As far as Blackberry, Windows, and Nokia all go – they just don’t have the volume. On a purely numbers-basis, Apple has the highest numbers of applications available. And while that undoubtedly means that there is a lot of crap in there (there is), that still means they’ve got the biggest chance of there being some good stuff (and there is).

6. The camera.

While the camera on the iPhone 3G wasn’t great (OK – in some situations – it was completely useless), the iPhone 4 really is very good. The tap-to-focus system works brilliantly, at any distance, and it can accurately focus on printed text (something my iPhone 3G could never do).

Low light conditions are no problem.

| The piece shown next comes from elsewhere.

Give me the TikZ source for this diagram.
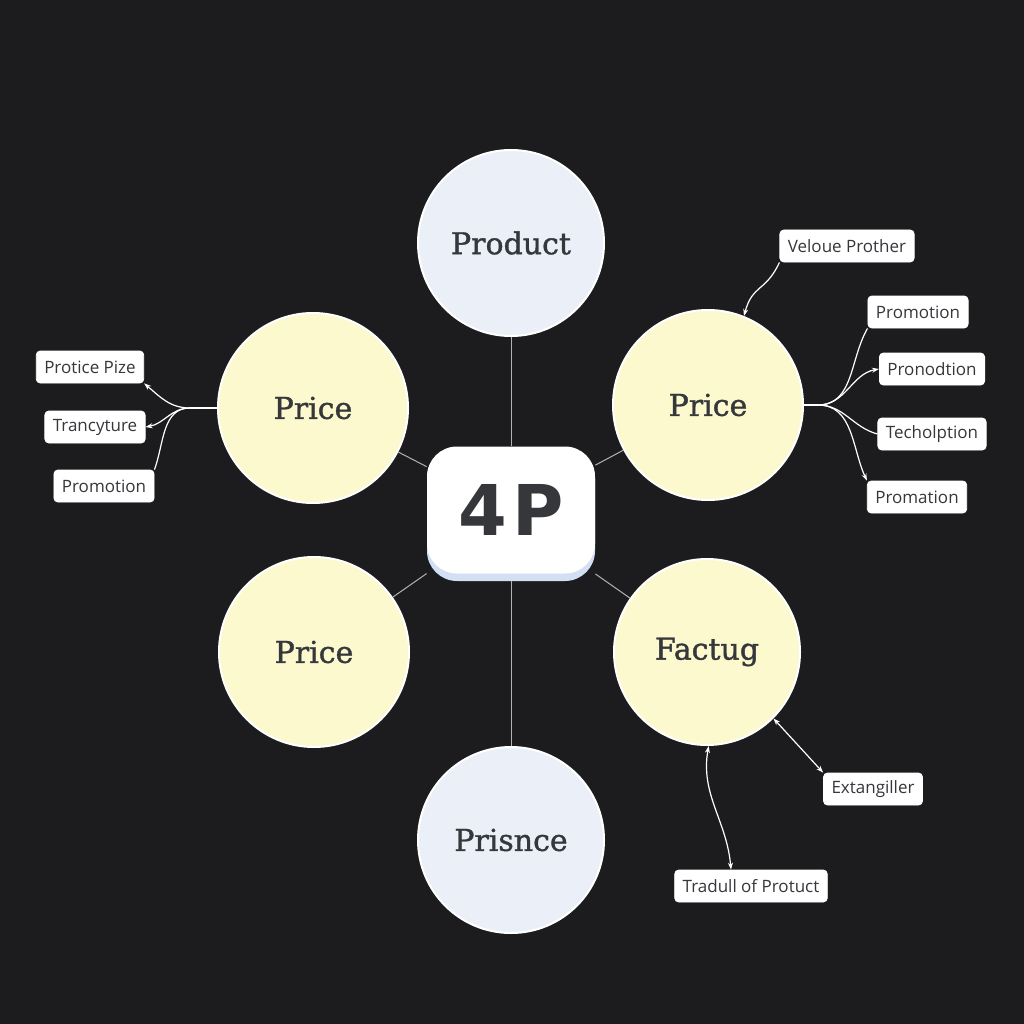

I’ve taken pictures at night, where my proper digital camera failed completely, and got viewable pictures from my iPhone. These two pictures would not exist, were it not for the camera on the iPhone.

Moo.
Look. Don't touch.

The cow featured resides at Cadbury House. It’s away from the main building, in a green field area (of course – it’s a COW), so lighting is pretty non existent. They’re not the greatest pictures ever, but they do actually exist.

Even in a recent test for Ch5’s Gadget Show, the video footage from the iPhone’s camera was better than the competitors. I will add that the stills were slightly better from an Android phone, but the Android’s video was pretty poor. I think I’d take “second best stills and best video”, over “best stills and rubbish video”.